How to find undervalued stocks
There's no universal formula for finding undervalued stocks, but a few metrics can point you in the right direction. Don't just focus on whether a stock looks "cheap" relative to its 52-week low -- prices can always go lower. Instead, evaluate the underlying business.
- Profitability: Look at key metrics like operating margin and profit margin. Consistently high margins relative to peers indicate strong profitability.
- Return on equity (ROE): ROE measures how effectively a company uses shareholders' equity to generate profits. A higher ROE, typically above 10%, is a good sign of management efficiency and profitability.
- Return on assets (ROA): ROA indicates how efficiently a company uses its assets to generate profit. ROAs above 5% are generally considered good, but can vary by industry.
- Price-to-earnings ratio: The P/E ratio measures how much investors are paying for a company's earnings. Comparing the P/E ratio to that of the S&P 500 is one way to get a sense of the relative value of a stock. You can also compare a company's P/E ratio to its peers.

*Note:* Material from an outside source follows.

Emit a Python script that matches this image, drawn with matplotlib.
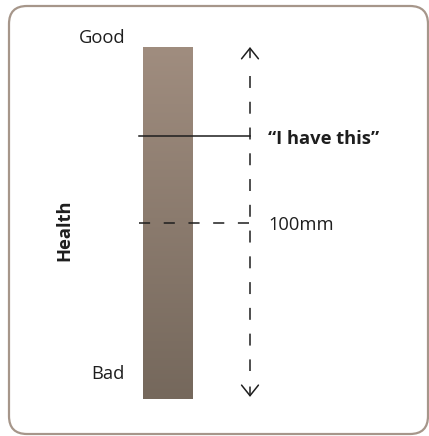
import numpy as np
import matplotlib.pyplot as plt
from matplotlib.patches import FancyBboxPatch
from matplotlib.colors import LinearSegmentedColormap

# scale data (health, 0 = bad, 100 = good)
scale_min = 0
scale_max = 100
end_labels = ["Bad", "Good"]
end_label_values = [5.7, 101.1]
axis_label = "Health"
answer_label = "\u201cI have this\u201d"
answer_value = 74.7
length_label = "100mm"
length_value = 50

plt.rcParams['font.family'] = ['Open Sans', 'DejaVu Sans']
plt.rcParams['lines.scale_dashes'] = False

W, H = 429, 436
fig = plt.figure(figsize=(W / 100, H / 100), dpi=100)

# background frame in pixel coords
bg = fig.add_axes([0, 0, 1, 1])
bg.set_xlim(0, W)
bg.set_ylim(H, 0)
bg.axis('off')
frame = FancyBboxPatch((9, 6), 419, 428, boxstyle='round,pad=0,rounding_size=18',
                       fc='white', ec='#a6968a', lw=1.6)
bg.add_patch(frame)

# chart axes: x in pixels, y in health units
bar_top_px, bar_bot_px = 47, 399
ax = fig.add_axes([0, (H - bar_bot_px) / H, 1, (bar_bot_px - bar_top_px) / H])
ax.set_xlim(0, W)
ax.set_ylim(scale_min, scale_max)
ax.axis('off')

# gradient bar
cmap = LinearSegmentedColormap.from_list('bar', ['#75685c', '#a08d7f'])
grad = np.linspace(0, 1, 256).reshape(-1, 1)
ax.imshow(grad, extent=[143, 193, scale_min, scale_max], origin='lower',
          cmap=cmap, aspect='auto', zorder=1)

ink = '#1e1e1e'
arrow_x = 250

# vertical dashed scale line with arrow heads
ax.plot([arrow_x, arrow_x], [91.8, 8.0], color=ink, lw=1.1,
        linestyle=(0, (8.6, 9.95)), zorder=2)
for y0, y1 in [(97.0, scale_max), (3.4, scale_min + 0.6)]:
    ax.annotate('', xy=(arrow_x, y1), xytext=(arrow_x, y0),
                arrowprops=dict(arrowstyle='->,head_length=0.4,head_width=0.32',
                                color=ink, lw=1.1, mutation_scale=19,
                                shrinkA=0, shrinkB=0))

# answer line and midpoint line
ax.plot([139, arrow_x], [answer_value, answer_value], color=ink, lw=1.1, zorder=2)
ax.plot([139, arrow_x], [length_value, length_value], color=ink, lw=1.1,
        linestyle=(0, (8.0, 9.8)), zorder=2)

# texts
for lab, v in zip(end_labels, end_label_values):
    ax.text(125, v, lab, ha='right', va='baseline', fontsize=13.2, color=ink)
ax.text(69, 48.0, axis_label, rotation=90, rotation_mode='anchor',
        ha='center', va='baseline', fontsize=13.2, fontweight='bold', color=ink)
ax.text(268, 72.4, answer_label, ha='left', va='baseline', fontsize=13.2,
        fontweight='bold', color=ink)
ax.text(268, 48.0, length_label, ha='left', va='baseline', fontsize=13.2, color=ink)

fig.savefig('out.png', dpi=100)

- Price-to-book ratio (P/B): A P/B ratio under 1 suggests the stock may be undervalued, but be cautious, as a very low P/B could indicate underlying problems. Compare it with the industry average for context.
- Earnings growth: Sometimes a stock is undervalued for a reason, such as poor growth prospects. Check the company's historical and projected earnings growth rates. Consistent growth is a positive indicator, while declining earnings could be a red flag.
- EV/EBITDA: This ratio compares a company's enterprise value (EV) to its earnings before interest, taxes, depreciation, and amortization (EBITDA). It provides a more comprehensive view than the P/E ratio because it factors in a company's debt. Ensure you compare the EV/EBITDA ratio to peers within the same sector to gauge relative value.
Benefits and risks of undervalued stocks
Like any other group of stocks, there are both benefits and risks to investing in undervalued stocks. Let's take a look at both sides of the coin here.
Benefits:
- Undervalued stocks are well set up to outperform the market. If the investment thesis is correct, the stock should outperform as the price moves higher to reflect the true value of the stock.
- Undervalued stocks often pay higher dividend yields since yields go up as price goes down.
- They tend to be lower-risk stocks since their price is already down.
Risks:
- The biggest risk in undervalued stocks is that you're wrong in your assessment and that the stock is a value trap.
- The stock can remain undervalued for longer than you expect.
- Market conditions change and push the stock even lower.
How to invest in undervalued stocks
- Open your brokerage app: Log in to your brokerage account where you handle your investments.
- Search for the stock: Enter the ticker or company name into the search bar to bring up the stock's trading page.
- Decide how many shares to buy: Consider your investment goals and how much of your portfolio you want to allocate to this stock.
- Select order type: Choose between a market order to buy at the current price or a limit order to specify the maximum price you're willing to pay.
- Submit your order: Confirm the details and submit your buy order.
- Review your purchase: Check your portfolio to ensure your order was filled as expected and adjust your investment strategy accordingly.
Common mistakes to avoid
The most common mistake with undervalued stocks is confusing a value trap for a genuine bargain. The key distinction: undervalued stocks face temporary headwinds, while value traps are declining businesses whose low valuations reflect permanently diminished prospects. It's not always an easy call, but asking whether the company's core problem is fixable is a good starting point.
Timing is another pitfall. Even when you've correctly identified an undervalued stock, buying too early can mean watching it fall further before it recovers. Stocks tied to macroeconomic factors, like interest rates or economic growth, can stay depressed longer than expected. Building a position gradually rather than all at once can help manage that risk.